Single out each line with the word "chart" and copy it.

* Begin GIVEN DATA *

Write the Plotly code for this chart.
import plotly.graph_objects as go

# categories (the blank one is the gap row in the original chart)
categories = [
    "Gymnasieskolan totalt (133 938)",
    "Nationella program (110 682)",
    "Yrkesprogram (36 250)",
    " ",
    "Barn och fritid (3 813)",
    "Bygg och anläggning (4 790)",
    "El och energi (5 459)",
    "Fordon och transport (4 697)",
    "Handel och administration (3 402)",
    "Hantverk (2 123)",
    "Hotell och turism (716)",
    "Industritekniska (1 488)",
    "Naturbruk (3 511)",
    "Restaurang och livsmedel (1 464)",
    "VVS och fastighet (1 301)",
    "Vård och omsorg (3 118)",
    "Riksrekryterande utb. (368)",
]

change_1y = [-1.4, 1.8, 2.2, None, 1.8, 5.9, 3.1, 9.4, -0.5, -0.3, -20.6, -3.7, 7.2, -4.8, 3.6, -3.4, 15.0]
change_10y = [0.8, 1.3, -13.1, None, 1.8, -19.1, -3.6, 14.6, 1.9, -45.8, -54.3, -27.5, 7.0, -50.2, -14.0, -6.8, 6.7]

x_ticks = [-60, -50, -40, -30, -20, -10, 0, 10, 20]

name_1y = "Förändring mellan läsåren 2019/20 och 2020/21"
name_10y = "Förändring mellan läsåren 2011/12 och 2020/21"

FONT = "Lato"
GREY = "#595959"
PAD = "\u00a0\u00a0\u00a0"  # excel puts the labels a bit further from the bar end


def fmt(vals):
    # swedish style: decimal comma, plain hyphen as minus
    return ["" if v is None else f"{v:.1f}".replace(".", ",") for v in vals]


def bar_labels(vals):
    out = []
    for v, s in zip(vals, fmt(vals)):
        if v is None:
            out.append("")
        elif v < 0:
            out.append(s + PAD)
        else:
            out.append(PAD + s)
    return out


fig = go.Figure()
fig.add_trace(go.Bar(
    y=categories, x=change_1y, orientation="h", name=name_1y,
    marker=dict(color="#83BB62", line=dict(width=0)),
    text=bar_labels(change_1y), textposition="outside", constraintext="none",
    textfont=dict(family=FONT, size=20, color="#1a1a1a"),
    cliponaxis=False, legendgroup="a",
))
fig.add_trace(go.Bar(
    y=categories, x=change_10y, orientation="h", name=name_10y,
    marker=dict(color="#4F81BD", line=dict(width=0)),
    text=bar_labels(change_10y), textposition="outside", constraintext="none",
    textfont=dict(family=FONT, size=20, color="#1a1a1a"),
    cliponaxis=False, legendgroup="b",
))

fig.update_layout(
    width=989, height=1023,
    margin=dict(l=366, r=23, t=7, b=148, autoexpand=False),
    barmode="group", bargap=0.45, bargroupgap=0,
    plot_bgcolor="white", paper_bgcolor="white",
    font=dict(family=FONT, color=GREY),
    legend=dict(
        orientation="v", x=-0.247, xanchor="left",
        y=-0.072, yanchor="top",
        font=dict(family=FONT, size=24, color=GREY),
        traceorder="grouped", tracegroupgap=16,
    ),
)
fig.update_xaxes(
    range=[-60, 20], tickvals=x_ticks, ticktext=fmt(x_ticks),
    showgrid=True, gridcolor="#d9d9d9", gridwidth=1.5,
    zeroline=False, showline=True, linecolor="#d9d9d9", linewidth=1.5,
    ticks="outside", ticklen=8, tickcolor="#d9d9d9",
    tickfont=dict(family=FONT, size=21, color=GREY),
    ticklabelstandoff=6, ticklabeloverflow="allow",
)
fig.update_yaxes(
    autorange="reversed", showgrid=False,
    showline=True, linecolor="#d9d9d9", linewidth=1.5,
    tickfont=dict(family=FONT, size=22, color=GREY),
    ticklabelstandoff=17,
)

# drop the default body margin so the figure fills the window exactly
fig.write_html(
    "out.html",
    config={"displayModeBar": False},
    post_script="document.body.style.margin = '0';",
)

* End GIVEN DATA *

* SOLUTION BELOW *
Write the Plotly code for this chart.
# categories (the blank one is the gap row in the original chart)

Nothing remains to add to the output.